Ba-enhanced dwarf and subgiant stars in the LAMOST Galactic surveys

Abstract

Ba-enhanced stars are interesting probes of stellar astrophysics and Galactic formation history. In this work, we investigate the chemistry and kinematics for a large sample of Ba-enhanced ([Ba/Fe]>1.0) dwarf and subgiant stars with 5000 < T eff < 6700\,K from LAMOST. We find that both stellar internal evolution process and external mass exchange due to binary evolution are responsible for the origins of the Ba-enhancement of our sample stars. About one third of them exhibit C and N enhancement and ultraviolet brightness excess, indicating they are products of binary evolution.

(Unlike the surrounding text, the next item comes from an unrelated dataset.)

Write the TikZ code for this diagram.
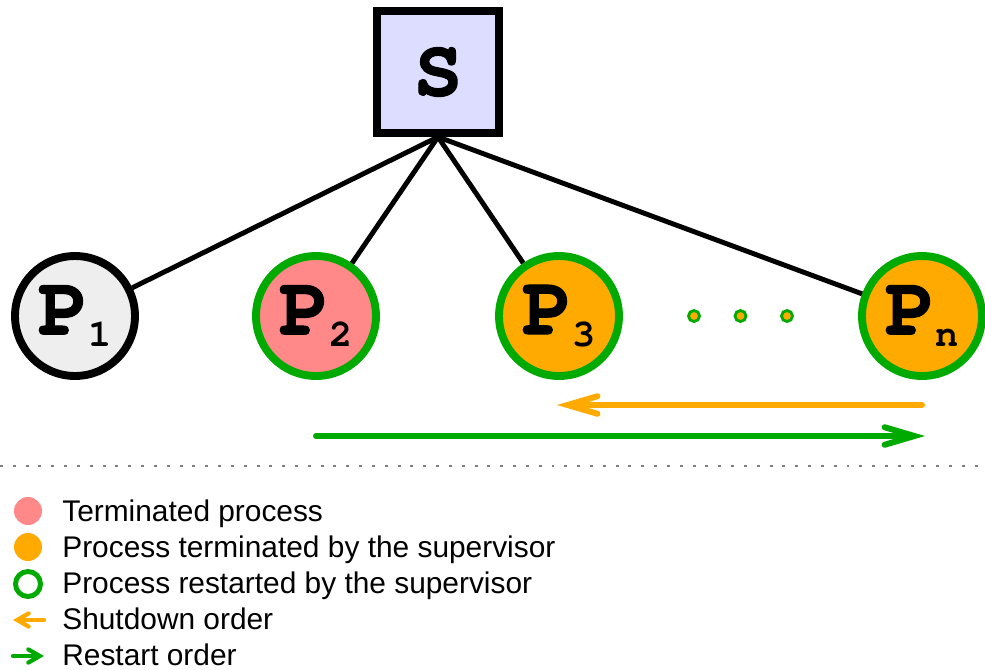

The remaining Ba-enhanced stars with normal C and N abundances are mostly warm stars with T eff > 6000\,K. They are likely consequences of stellar internal elemental transport processes, but they show very different elemental patterns to the hotter Am/Fm stars. Our results reveal a substantially lack of high-[α/Fe] Ba-enhanced stars in the [Fe/H]--[α/Fe] plane, which we dub as a high-α desert. We suggest it is due to a lower efficiency for producing Ba-enhanced stars by low-mass AGB progenitors in binary systems. Our results call for detailed modellings for these Ba-enhanced stellar peculiars, in the context of both stellar internal elemental transport and external mass accretion.